Authors have used pseudonyms, or pen names, for almost as long as books have been printed, and they’ve chosen to do so for a variety of reasons. Whether it’s a need for privacy, a distancing of one’s writer life from a life of doing something else, or even just a need to become a different persona when it’s time to write, there are really great reasons to use a pen name.
A recent media backlash against a community for “outing” an erotica author demonstrated this need for separation from publishing. A well-loved and respected veteran teacher, Judy Buranich, was involuntarily shoved into the spotlight by parents who had somehow discovered that she penned erotic paranormal fiction under the pseudonym Judy Mays. Fortunately, the outpouring of support for this writer, who had up until this unwelcome incident been quite good at separating her professional life from her publishing life, was phenomenal. A link to one of the more humorous outrage videos can be found here.
In a climate where so much of our lives ends up on the internet, it can be hard to distinguish between “John Doe the self-published author” and John Doe’s day job as an insurance salesman, since aspects of both of his professional lives may be equally accessible online. Additionally, authors may not want their family vacation photos on the same Facebook page as the new cover art for their adult horror novel, but instead may opt to create an author page under an entirely different name.
Unfortunately, it is possible to do yourself more harm than good when it comes to deciding to write under a pseudonym, especially in terms of marketing your books or making yourself available to your fan base. It can also actually prevent those in the publishing industry from finding you if you don’t keep all of your publishing credits within the scope of one persona or the other.

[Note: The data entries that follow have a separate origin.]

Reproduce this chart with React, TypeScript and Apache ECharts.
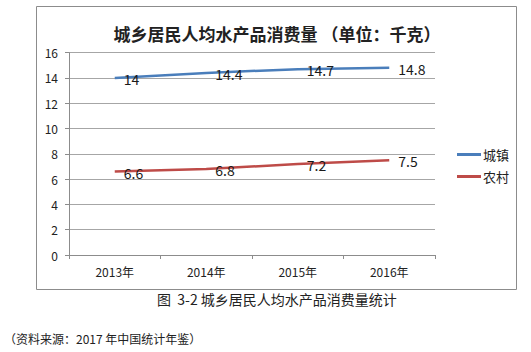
import React, { useEffect, useRef } from "react";
import * as echarts from "echarts";

const categories = ["2013年", "2014年", "2015年", "2016年"];
const urban = [14, 14.4, 14.7, 14.8];
const rural = [6.6, 6.8, 7.2, 7.5];
const seriesNames = ["城镇", "农村"];
const chartTitle = "城乡居民人均水产品消费量 （单位：千克）";
const caption = "图  3-2 城乡居民人均水产品消费量统计";
const source = "（资料来源：2017 年中国统计年鉴）";

const FONT = "'Noto Sans CJK SC', 'Noto Sans', sans-serif";

export default function App() {
  const ref = useRef<HTMLDivElement>(null);
  useEffect(() => {
    if (!ref.current) return;
    const chart = echarts.init(ref.current, undefined, { renderer: "svg" });
    const labelStyle = {
      show: true,
      position: "right" as const,
      distance: 9,
      offset: [0, 1],
      fontSize: 14,
      color: "#1a1a1a",
      fontFamily: FONT,
    };
    chart.setOption({
      animation: false,
      backgroundColor: "#fff",
      textStyle: { fontFamily: FONT },
      title: {
        text: chartTitle,
        left: 272,
        top: 20,
        textAlign: "center",
        textStyle: { fontSize: 17, fontWeight: "bold", color: "#222", fontFamily: FONT },
      },
      legend: {
        orient: "vertical",
        left: 452,
        top: 143,
        itemWidth: 24,
        itemHeight: 3,
        itemGap: 9,
        icon: "rect",
        textStyle: { fontSize: 13, color: "#222", padding: [0, 0, 0, -3] },
        data: seriesNames,
      },
      grid: { left: 69, right: 96, top: 52.7, bottom: 97, containLabel: false },
      xAxis: {
        type: "category",
        data: categories,
        boundaryGap: true,
        axisLine: { lineStyle: { color: "#8c8c8c", width: 1 } },
        axisTick: { show: true, length: 4, lineStyle: { color: "#8c8c8c" } },
        axisLabel: { fontSize: 12, color: "#222", margin: 10 },
      },
      yAxis: {
        type: "value",
        min: 0,
        max: 16,
        interval: 2,
        axisLine: { show: true, lineStyle: { color: "#8c8c8c", width: 1 } },
        axisTick: { show: true, length: 4, lineStyle: { color: "#8c8c8c" } },
        axisLabel: { fontSize: 12, color: "#222", margin: 11 },
        splitLine: { show: true, lineStyle: { color: "#a6a6a6", width: 1 } },
      },
      series: [
        {
          name: seriesNames[0],
          type: "line",
          data: urban,
          symbol: "circle",
          symbolSize: 0,
          showSymbol: true,
          lineStyle: { color: "#4A7EBB", width: 2.5 },
          itemStyle: { color: "#4A7EBB" },
          label: labelStyle,
          z: 3,
        },
        {
          name: seriesNames[1],
          type: "line",
          data: rural,
          symbol: "circle",
          symbolSize: 0,
          showSymbol: true,
          lineStyle: { color: "#BE4B48", width: 2.5 },
          itemStyle: { color: "#BE4B48" },
          label: labelStyle,
          z: 3,
        },
      ],
      graphic: [
        {
          type: "rect",
          shape: { x: 36.5, y: 6.5, width: 480, height: 283 },
          style: { fill: "none", stroke: "#8c8c8c", lineWidth: 1 },
          silent: true,
          z: -1,
        },
        {
          type: "text",
          left: 157,
          top: 292,
          style: { text: caption, fontSize: 14, fill: "#222", fontFamily: FONT },
        },
        {
          type: "text",
          left: 4,
          top: 332,
          style: { text: source, fontSize: 12, fill: "#222", fontFamily: FONT },
        },
      ],
    });
    return () => chart.dispose();
  }, []);
  return (
    <div
      ref={ref}
      style={{ position: "fixed", left: 0, top: 0, width: 531, height: 352 }}
    />
  );
}
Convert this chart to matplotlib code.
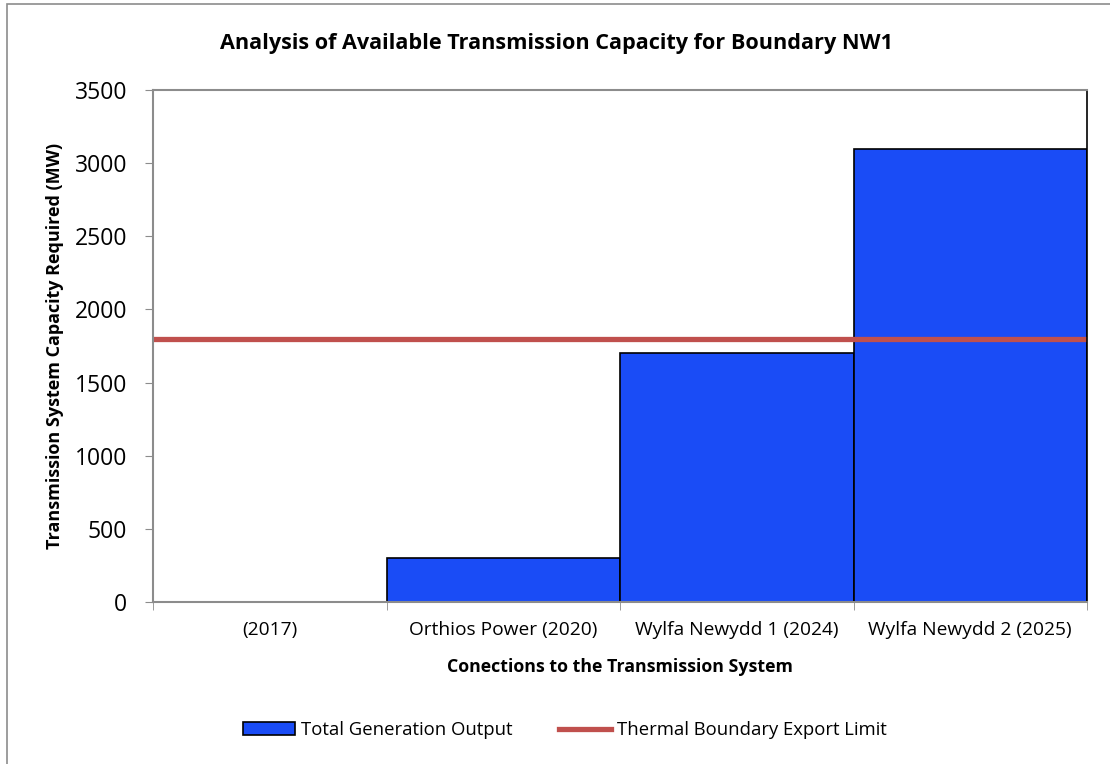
import matplotlib.pyplot as plt
from matplotlib.patches import Rectangle, Patch
from matplotlib.lines import Line2D

# ---- data ----
categories = ["(2017)", "Orthios Power (2020)", "Wylfa Newydd 1 (2024)", "Wylfa Newydd 2 (2025)"]
generation_mw = [0, 300, 1700, 3100]
export_limit_mw = 1800

plt.rcParams["font.family"] = ["Open Sans", "DejaVu Sans"]

W, H = 1110, 764
fig = plt.figure(figsize=(W / 100, H / 100), dpi=100)
ax = fig.add_axes([153 / W, 1 - 602 / H, (1087 - 153) / W, (602 - 90) / H])

# outer chart border (left and top edges visible in the reference)
fig.patches.append(Rectangle((7 / W, -0.1), 1.2, 1 - 4 / H + 0.1,
                             transform=fig.transFigure, fill=False,
                             edgecolor="#8c8c8c", linewidth=1.2))

x = range(len(categories))
ax.bar(x, generation_mw, width=1.0, color="#1a4cf6", edgecolor="black", linewidth=1.2)
ax.axhline(export_limit_mw, color="#c0504d", linewidth=3.8)

ax.set_xlim(-0.5, len(categories) - 0.5)
ax.set_ylim(0, 3500)
ax.set_yticks(range(0, 3501, 500))
ax.set_xticks(x)
ax.set_xticklabels(categories, fontsize=13.8)
ax.set_xticks([i - 0.5 for i in range(len(categories) + 1)], minor=True)
ax.tick_params(axis="x", which="major", length=0, pad=14)
ax.tick_params(axis="x", which="minor", length=6, color="#8c8c8c", direction="out")
ax.tick_params(axis="y", length=6, color="#8c8c8c", labelsize=16.5, pad=12.5)

for side in ["left", "bottom", "top"]:
    ax.spines[side].set_color("#8c8c8c")
    ax.spines[side].set_linewidth(1.5)
ax.spines["right"].set_color("black")
ax.spines["right"].set_linewidth(1.2)

fig.text(556 / W, 1 - 43 / H, "Analysis of Available Transmission Capacity for Boundary NW1",
         fontsize=15.6, fontweight="bold", ha="center", va="center")
ax.set_xlabel("Conections to the Transmission System", fontsize=12.8, fontweight="bold", labelpad=13)
ax.set_ylabel("Transmission System Capacity Required (MW)", fontsize=13, fontweight="bold", labelpad=8)

handles = [Patch(facecolor="#1a4cf6", edgecolor="black", linewidth=1.2),
           Line2D([], [], color="#c0504d", linewidth=3.8)]
fig.legend(handles, ["Total Generation Output", "Thermal Boundary Export Limit"],
           loc="center", bbox_to_anchor=(565 / W, 1 - 730 / H), ncol=2,
           frameon=False, fontsize=13.3, handlelength=2.8, handleheight=0.7,
           columnspacing=2.5, handletextpad=0.35)

fig.savefig("out.png", dpi=100)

“Personally, I don’t care if an author has a pen name or not. What I’m going to be looking for is if there is a readership –specifically for nonfiction– as a writing platform is 110% necessary. Whether it’s the birth name or a pen name, there needs to be a readership with nonfiction,” remarks Dawn Frederick, literary agent and owner of Red Sofa Literary. If your pen name prevents industry professionals and readers from finding you in various outlets, the result will be a decrease in your following and therefore in your platform as well.
Sometimes an author may elect to create a new name for himself if he’s writing in a different genre or different voice, as Stephen King chooses to do when he writes as Richard Bachman, a fact that eluded some of his readers through more than four books and is now the subject of a work by Michael R. Collings, Stephen King is Richard Bachman. Karen Smith, who penned Dark Dealings under the pseudonym K. Victoria Smith, just felt that her given name was a little too commonplace for an author of urban fantasy, proven by the fact that she was one of twenty-three employees in her company with that name.
“One big downside for an established writer, of course, is that your fans already know you, but you can say you are ‘So and so’ writing as ‘So and so’ in this new genre, such as YA instead of adult, so that your fans might give you a chance,” says Michelle Wolfson, president of Wolfson Literary Agency in New York.
There are a lot of things at stake when selecting a pseudonym, however, and it shouldn’t be taken lightly. The pen name isn’t like naming a goldfish that has a life expectancy of a couple of years. This name may or may not represent you for the duration of your writing career, so avoid trendy names that may date you as a writer or limit you to a particular genre.
Wolfson offers this advice: “A pen name can sometimes help an author overcome a bad track record, although that’s tricky. More often, I think it can [successfully] be used to develop an already established writer in a different genre. Or simply if you don’t want to cross your personal and professional lives. If you’re just looking for a gender neutral name, though, just use your initials,” rather than being ambiguous.
No matter which name you decide to go with, your own, a variation of your initials, or something more suited to the type of writing you do, make sure that it is searchable and that your readers will know how to find your work.